In this case, right up to the point of proceedings being issued, the Trustee continued to discuss with Mrs Addleman which documents could be disclosed. Mrs Addleman retained a joint interest in advice on this subject and so all Advices given before the litigation began could be disclosed.  

However, after this point, the parties no longer had a joint interest in the subject matter of the dispute and so the Trustee was permitted to withhold all Advices after issue of proceedings. 

Costs  

While the Supreme Court’s decision was handed down in June 2021, it took until February 2023 for the question of costs to be resolved.  

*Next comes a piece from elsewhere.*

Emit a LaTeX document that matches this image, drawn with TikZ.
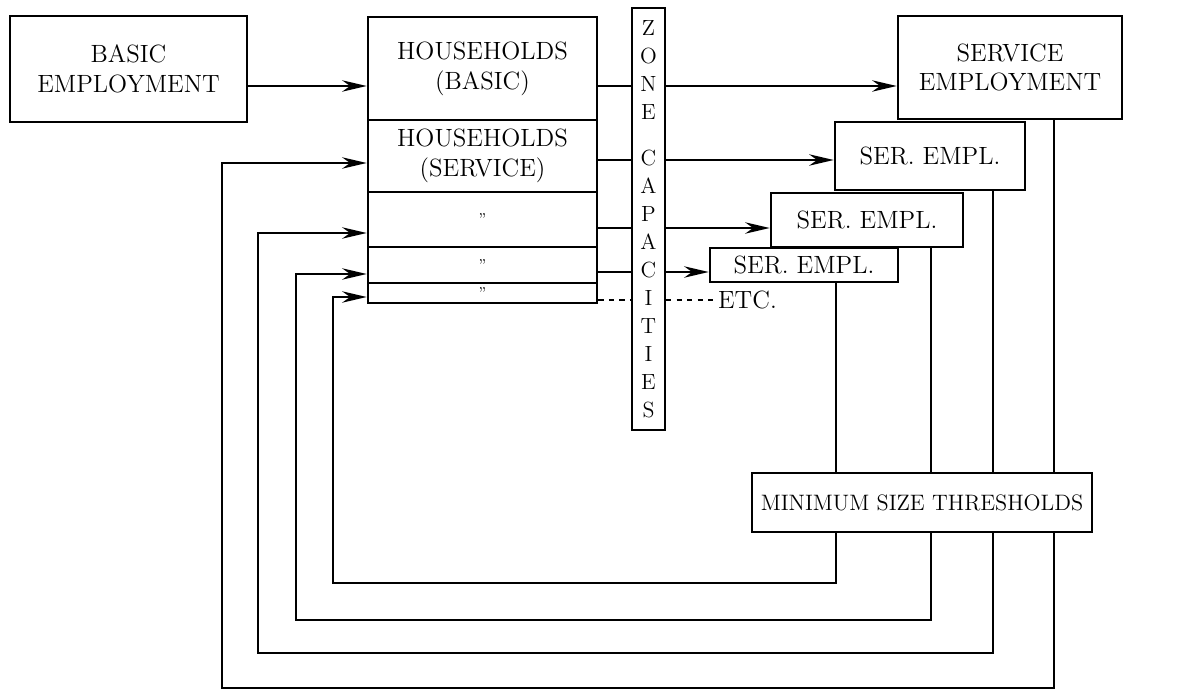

The general position in a beneficiary dispute (i.e., where beneficiaries bring litigation against trustees, as categorised in Alsop Wilkinson v Neary) in which the claim does not extend to breach of trust is that the trustee will retain its right to indemnify itself out of the trust funds – even if unsuccessful – unless it is guilty of misconduct. In considering the parties’ conduct, courts retain a broad discretion and, in this case, the Supreme Court was particularly critical of the Trustee taking a partisan position in support of Ms Jamieson at first instance.  

As a result, the court ordered that the Trustee be deprived of its indemnity (including for costs incurred at the Court of Appeal), while Mrs Addleman’s costs were to be paid from the trust fund.  

Wider significance

This case is instructive guidance for English trustees and lawyers on when the court will draw the line between ordering disclosure and permitting a withholding on grounds of privilege. Trustees and their advisers should be mindful that courts may order disclosure of legal advice given right up until proceedings are brought. 

Furthermore, trustees should proceed with caution when resisting beneficiaries’ applications, whether for trust documents, advice or other claims falling short of breach of trust, as the courts can punish trustees even where they are partially successful in defending the application.

It is also worth bearing in mind that the Advices in this case were all paid for out of the trust fund. Trustees who are concerned about their advice being disclosed with harmful consequences can help prevent this by settling the costs of that advice from their own assets.